Rental Property Cash Flow Calculator
Calculate monthly cash flow on a financed rental property by subtracting the fully amortized mortgage payment from rental income. Use it when comparing rental properties to find which deal produces the strongest returns.
About this calculator
Monthly cash flow equals rent minus the mortgage payment on the financed portion of the property. The mortgage payment is derived from the standard amortization formula: M = P × [r(1+r)ⁿ] / [(1+r)ⁿ − 1], where P is the loan amount (property price × (1 − down payment %)), r is the monthly interest rate (annual rate ÷ 12), and n is the total number of payments (loan term in years × 12). Cash Flow = Monthly Rent − M. A positive result means the property generates income above its debt service each month. Note that this simplified model excludes vacancy, property management fees, maintenance, taxes, and insurance—real-world cash flow will be lower, so investors typically subtract an additional 30–40% of rent for operating expenses before comparing to the mortgage payment.
How to use
A property costs $250,000 with 20% down ($50,000), leaving a $200,000 loan at 7% interest over 30 years. Monthly rate r = 0.07/12 = 0.005833; n = 360. M = $200,000 × [0.005833 × (1.005833)³⁶⁰] / [(1.005833)³⁶⁰ − 1] = $200,000 × 0.006653 = $1,330.60. If monthly rent is $1,800, raw cash flow = $1,800 − $1,330.60 = $469.40. After applying a 35% expense ratio ($630), realistic net cash flow is approximately −$161/month, signaling the deal may need a higher rent or lower purchase price.

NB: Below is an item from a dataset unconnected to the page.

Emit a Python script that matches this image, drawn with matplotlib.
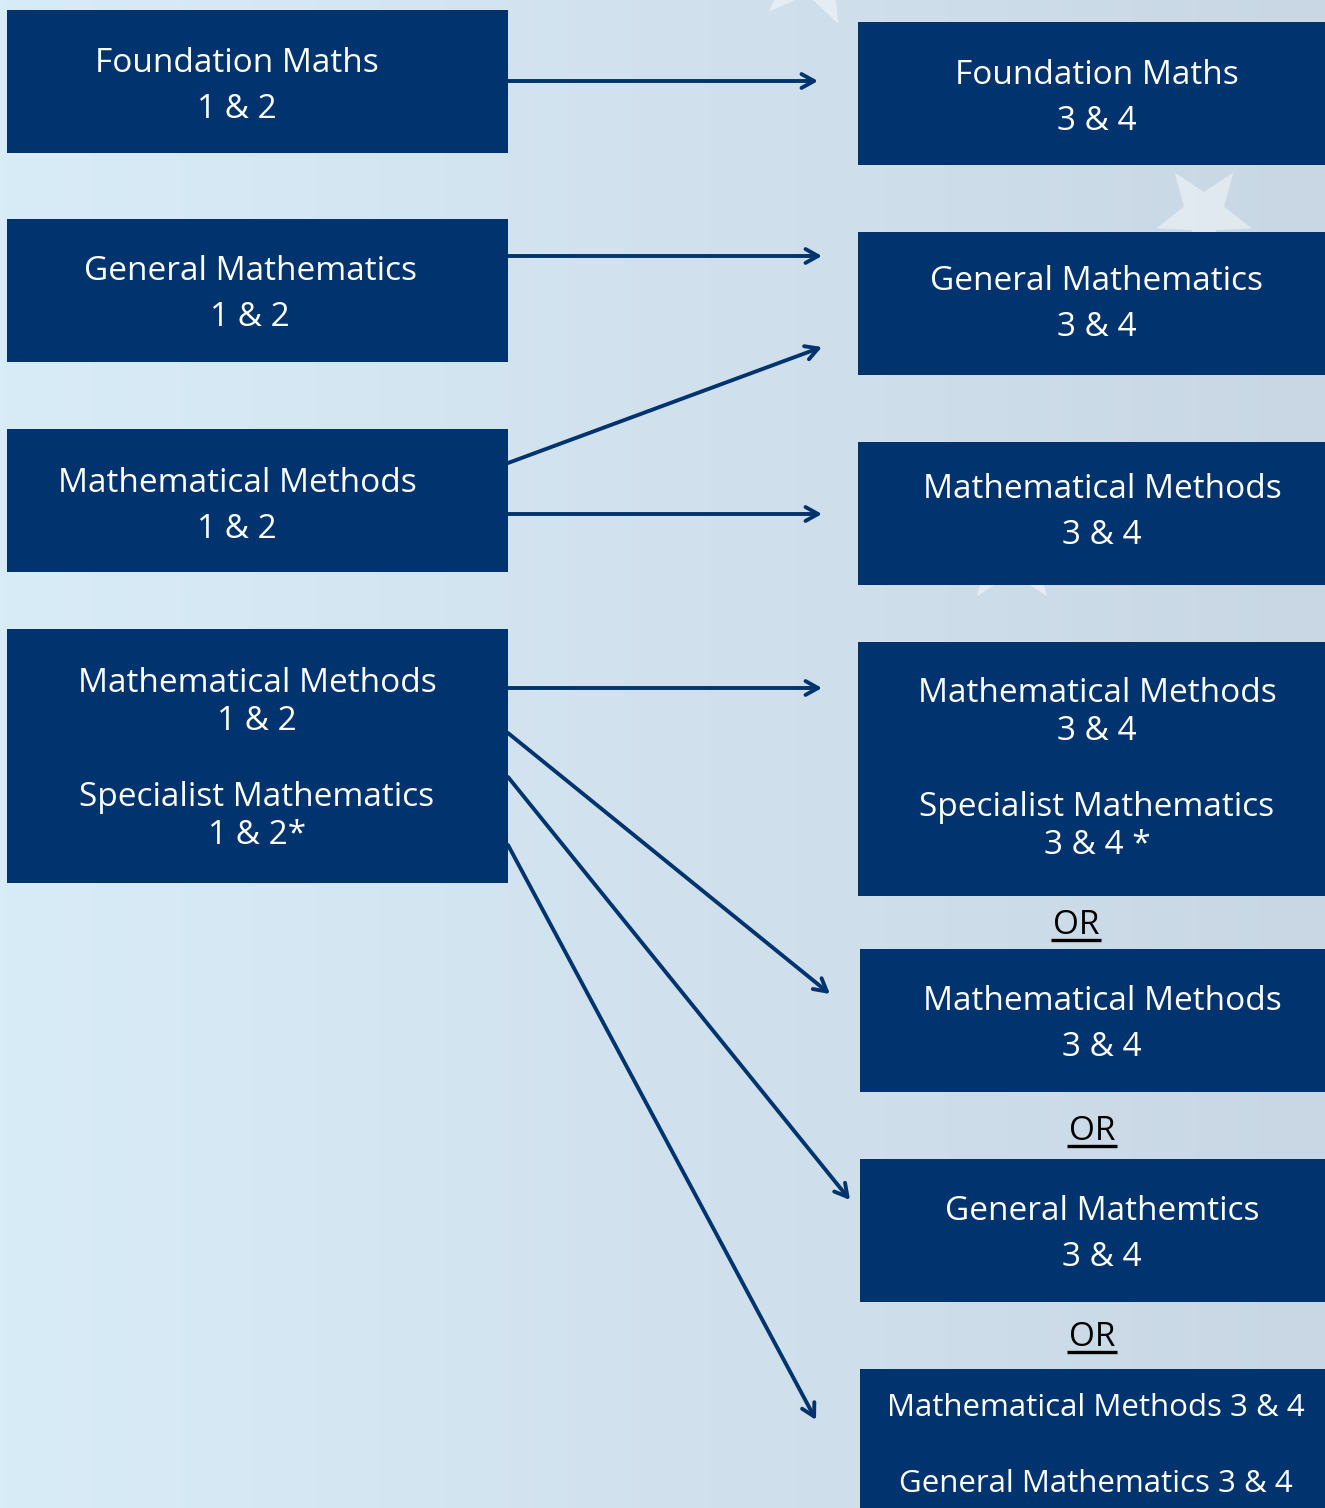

Frequently asked questions
What is a good monthly cash flow for a rental property?
A common benchmark is $100–$200 per door per month in net cash flow after all expenses, including mortgage, taxes, insurance, vacancy, maintenance, and management. In high-cost markets, investors sometimes accept break-even cash flow and rely on appreciation and loan paydown for total return. The 1% rule—monthly rent should be at least 1% of the purchase price—is a quick filter many investors use to identify properties likely to cash flow positively. Always run full numbers rather than relying on rules of thumb alone.
How does the down payment percentage affect rental property cash flow?
A larger down payment reduces the loan principal, which lowers the monthly mortgage payment and improves cash flow. However, it also increases the cash invested, which can lower your cash-on-cash return (annual cash flow divided by cash invested). For example, putting 30% down instead of 20% on a $250,000 property reduces the loan by $25,000, saving roughly $166/month in payments but requiring $25,000 more upfront. Investors must balance cash flow improvement against the opportunity cost of deploying more capital.
Why is cash flow only part of the picture when analyzing a rental property?
Cash flow measures income after debt service but ignores three other return components: principal paydown (your tenant effectively pays down your loan each month), tax benefits (depreciation and expense deductions), and appreciation (property value growth over time). A property with modest cash flow can still deliver a strong total return if it appreciates well and offers significant tax shelter. Conversely, a high-cash-flow property in a stagnant market may underperform a low-cash-flow asset in a growing city when total return is measured over a 10-year hold.